-- START OF SUPPLIED INFORMATION --

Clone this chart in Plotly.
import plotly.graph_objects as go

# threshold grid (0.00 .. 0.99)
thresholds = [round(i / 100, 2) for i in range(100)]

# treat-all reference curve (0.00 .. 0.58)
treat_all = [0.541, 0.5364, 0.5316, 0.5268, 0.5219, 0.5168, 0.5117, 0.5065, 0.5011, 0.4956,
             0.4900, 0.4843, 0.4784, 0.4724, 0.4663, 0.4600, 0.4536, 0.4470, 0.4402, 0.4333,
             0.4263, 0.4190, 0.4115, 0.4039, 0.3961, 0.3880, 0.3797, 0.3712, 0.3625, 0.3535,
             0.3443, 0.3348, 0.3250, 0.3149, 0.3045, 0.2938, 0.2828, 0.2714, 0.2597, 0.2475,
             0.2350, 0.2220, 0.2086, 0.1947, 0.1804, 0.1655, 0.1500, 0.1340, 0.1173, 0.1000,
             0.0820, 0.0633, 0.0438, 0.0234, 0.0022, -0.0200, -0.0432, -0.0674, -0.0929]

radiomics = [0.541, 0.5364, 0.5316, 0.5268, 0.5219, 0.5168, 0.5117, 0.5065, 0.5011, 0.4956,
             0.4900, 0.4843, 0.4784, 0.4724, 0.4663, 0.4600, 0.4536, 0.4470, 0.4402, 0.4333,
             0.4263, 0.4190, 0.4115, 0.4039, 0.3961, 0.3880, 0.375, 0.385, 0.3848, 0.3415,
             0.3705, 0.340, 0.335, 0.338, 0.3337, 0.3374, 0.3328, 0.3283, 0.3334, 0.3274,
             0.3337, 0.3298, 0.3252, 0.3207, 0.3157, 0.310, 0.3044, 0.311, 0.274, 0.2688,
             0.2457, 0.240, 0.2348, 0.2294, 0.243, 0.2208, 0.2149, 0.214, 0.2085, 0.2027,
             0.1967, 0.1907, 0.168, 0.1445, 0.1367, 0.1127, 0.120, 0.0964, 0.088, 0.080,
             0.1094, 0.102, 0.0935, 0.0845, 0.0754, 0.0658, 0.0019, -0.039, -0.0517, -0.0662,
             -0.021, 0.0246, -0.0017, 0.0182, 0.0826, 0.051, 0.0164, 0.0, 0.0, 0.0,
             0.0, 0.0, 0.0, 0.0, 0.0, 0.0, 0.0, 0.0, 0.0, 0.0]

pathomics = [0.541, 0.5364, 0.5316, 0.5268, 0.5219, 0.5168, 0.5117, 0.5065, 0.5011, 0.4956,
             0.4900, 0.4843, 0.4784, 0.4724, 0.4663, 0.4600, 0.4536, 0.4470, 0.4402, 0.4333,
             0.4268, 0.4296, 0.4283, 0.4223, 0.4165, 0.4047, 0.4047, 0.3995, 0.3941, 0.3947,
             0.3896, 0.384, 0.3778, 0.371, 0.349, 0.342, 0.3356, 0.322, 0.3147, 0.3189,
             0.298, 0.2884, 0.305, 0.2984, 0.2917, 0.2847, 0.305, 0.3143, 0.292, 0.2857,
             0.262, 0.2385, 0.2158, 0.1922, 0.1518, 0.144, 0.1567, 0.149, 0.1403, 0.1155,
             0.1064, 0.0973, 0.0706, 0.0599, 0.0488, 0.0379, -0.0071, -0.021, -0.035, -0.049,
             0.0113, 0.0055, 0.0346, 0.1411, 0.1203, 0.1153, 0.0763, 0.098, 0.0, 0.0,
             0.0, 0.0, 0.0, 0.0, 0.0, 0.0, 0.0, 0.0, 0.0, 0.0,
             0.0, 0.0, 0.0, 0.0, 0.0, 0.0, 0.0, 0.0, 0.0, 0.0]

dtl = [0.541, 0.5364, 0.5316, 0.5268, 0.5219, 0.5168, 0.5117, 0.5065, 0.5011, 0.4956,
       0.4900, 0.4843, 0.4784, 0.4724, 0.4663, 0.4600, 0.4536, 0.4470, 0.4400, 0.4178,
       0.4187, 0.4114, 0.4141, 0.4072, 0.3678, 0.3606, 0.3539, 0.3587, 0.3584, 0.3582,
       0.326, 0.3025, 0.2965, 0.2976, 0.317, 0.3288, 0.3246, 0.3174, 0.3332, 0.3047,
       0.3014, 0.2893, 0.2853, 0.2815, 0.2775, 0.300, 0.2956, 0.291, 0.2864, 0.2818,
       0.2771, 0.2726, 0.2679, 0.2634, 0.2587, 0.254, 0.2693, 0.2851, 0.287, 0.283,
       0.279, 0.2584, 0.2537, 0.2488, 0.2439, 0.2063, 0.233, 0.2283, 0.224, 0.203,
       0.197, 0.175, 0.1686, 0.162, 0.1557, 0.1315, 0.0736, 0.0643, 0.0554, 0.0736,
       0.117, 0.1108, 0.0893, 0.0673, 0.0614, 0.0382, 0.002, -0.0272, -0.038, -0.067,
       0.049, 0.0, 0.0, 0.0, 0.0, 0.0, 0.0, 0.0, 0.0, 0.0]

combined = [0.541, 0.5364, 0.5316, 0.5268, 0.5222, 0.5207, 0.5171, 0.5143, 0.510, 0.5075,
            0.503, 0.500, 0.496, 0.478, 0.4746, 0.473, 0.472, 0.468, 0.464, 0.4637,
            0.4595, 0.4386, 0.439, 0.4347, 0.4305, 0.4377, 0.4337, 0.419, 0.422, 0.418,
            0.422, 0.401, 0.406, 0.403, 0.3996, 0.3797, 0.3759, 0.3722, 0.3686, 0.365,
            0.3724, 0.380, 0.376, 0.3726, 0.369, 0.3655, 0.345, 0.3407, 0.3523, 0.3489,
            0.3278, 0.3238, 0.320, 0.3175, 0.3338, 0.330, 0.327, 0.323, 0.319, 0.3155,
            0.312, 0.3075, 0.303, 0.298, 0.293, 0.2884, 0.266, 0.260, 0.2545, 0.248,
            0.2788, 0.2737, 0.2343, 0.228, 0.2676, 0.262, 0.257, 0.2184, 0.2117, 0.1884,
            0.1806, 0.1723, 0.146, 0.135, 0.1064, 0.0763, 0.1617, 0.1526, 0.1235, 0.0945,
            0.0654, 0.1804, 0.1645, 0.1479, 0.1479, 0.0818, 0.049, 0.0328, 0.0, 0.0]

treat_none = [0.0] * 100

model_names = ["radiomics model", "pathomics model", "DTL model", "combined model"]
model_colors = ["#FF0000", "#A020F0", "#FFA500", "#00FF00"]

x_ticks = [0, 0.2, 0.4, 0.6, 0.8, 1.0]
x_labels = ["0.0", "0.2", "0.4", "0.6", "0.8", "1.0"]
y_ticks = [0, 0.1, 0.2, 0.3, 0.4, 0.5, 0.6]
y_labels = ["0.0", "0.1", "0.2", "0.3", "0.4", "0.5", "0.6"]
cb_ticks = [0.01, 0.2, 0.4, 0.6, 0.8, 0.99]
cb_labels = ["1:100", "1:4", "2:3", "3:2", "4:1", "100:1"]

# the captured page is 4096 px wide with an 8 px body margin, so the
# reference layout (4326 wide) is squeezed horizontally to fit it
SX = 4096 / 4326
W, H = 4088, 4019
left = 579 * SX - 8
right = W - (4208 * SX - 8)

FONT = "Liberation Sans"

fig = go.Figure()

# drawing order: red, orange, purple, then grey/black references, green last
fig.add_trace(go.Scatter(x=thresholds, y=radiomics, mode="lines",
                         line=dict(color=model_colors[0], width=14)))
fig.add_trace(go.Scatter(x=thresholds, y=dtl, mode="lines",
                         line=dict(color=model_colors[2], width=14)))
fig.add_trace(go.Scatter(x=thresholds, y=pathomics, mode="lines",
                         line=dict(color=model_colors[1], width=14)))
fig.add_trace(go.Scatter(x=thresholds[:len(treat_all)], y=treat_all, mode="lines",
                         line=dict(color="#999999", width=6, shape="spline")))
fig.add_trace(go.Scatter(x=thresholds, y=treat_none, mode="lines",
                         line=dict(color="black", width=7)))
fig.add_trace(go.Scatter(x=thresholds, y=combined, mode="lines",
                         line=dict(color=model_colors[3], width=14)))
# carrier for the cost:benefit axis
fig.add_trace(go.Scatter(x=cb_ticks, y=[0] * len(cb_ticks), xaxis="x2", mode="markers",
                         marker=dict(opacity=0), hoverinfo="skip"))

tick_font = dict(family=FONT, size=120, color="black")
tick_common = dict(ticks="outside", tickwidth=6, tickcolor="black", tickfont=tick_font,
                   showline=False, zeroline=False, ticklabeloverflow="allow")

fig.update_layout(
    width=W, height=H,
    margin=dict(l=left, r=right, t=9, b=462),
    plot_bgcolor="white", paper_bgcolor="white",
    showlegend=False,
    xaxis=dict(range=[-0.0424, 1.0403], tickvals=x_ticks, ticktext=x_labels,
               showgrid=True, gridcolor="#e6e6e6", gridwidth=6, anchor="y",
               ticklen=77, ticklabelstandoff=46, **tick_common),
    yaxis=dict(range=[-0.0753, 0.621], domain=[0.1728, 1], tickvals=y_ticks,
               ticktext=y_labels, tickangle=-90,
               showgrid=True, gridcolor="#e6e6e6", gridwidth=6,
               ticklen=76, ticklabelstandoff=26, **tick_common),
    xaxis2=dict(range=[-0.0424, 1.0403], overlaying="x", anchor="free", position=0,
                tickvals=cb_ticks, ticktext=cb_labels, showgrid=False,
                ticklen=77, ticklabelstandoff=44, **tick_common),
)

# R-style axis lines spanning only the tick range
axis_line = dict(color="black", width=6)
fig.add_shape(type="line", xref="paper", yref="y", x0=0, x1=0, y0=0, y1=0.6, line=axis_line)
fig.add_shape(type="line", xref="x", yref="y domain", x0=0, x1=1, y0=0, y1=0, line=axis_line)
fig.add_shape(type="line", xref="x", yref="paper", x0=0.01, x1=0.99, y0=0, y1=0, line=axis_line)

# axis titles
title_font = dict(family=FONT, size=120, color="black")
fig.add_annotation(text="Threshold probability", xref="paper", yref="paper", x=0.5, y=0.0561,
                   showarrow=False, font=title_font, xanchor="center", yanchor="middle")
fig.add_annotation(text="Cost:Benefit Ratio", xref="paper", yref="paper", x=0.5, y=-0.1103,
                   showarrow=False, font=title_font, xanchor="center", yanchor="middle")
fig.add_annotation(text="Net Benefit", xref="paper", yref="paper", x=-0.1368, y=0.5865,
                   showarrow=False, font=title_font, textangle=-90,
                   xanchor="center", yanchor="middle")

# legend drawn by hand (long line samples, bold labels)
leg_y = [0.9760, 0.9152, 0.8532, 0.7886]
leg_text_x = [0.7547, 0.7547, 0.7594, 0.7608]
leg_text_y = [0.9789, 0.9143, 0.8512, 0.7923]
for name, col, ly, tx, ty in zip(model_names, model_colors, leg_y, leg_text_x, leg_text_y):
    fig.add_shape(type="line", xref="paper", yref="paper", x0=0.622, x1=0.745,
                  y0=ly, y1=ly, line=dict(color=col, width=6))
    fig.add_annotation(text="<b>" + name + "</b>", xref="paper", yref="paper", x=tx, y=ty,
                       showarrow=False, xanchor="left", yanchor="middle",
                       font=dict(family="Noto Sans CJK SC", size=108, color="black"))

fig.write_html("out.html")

-- END OF SUPPLIED INFORMATION --

Restate, word for word and with nothing added, the lines from the first line of the listing through the one where "-0.0432, -0.0674, -0.0929]" stands.

Clone this chart in Plotly.
import plotly.graph_objects as go

# threshold grid (0.00 .. 0.99)
thresholds = [round(i / 100, 2) for i in range(100)]

# treat-all reference curve (0.00 .. 0.58)
treat_all = [0.541, 0.5364, 0.5316, 0.5268, 0.5219, 0.5168, 0.5117, 0.5065, 0.5011, 0.4956,
             0.4900, 0.4843, 0.4784, 0.4724, 0.4663, 0.4600, 0.4536, 0.4470, 0.4402, 0.4333,
             0.4263, 0.4190, 0.4115, 0.4039, 0.3961, 0.3880, 0.3797, 0.3712, 0.3625, 0.3535,
             0.3443, 0.3348, 0.3250, 0.3149, 0.3045, 0.2938, 0.2828, 0.2714, 0.2597, 0.2475,
             0.2350, 0.2220, 0.2086, 0.1947, 0.1804, 0.1655, 0.1500, 0.1340, 0.1173, 0.1000,
             0.0820, 0.0633, 0.0438, 0.0234, 0.0022, -0.0200, -0.0432, -0.0674, -0.0929]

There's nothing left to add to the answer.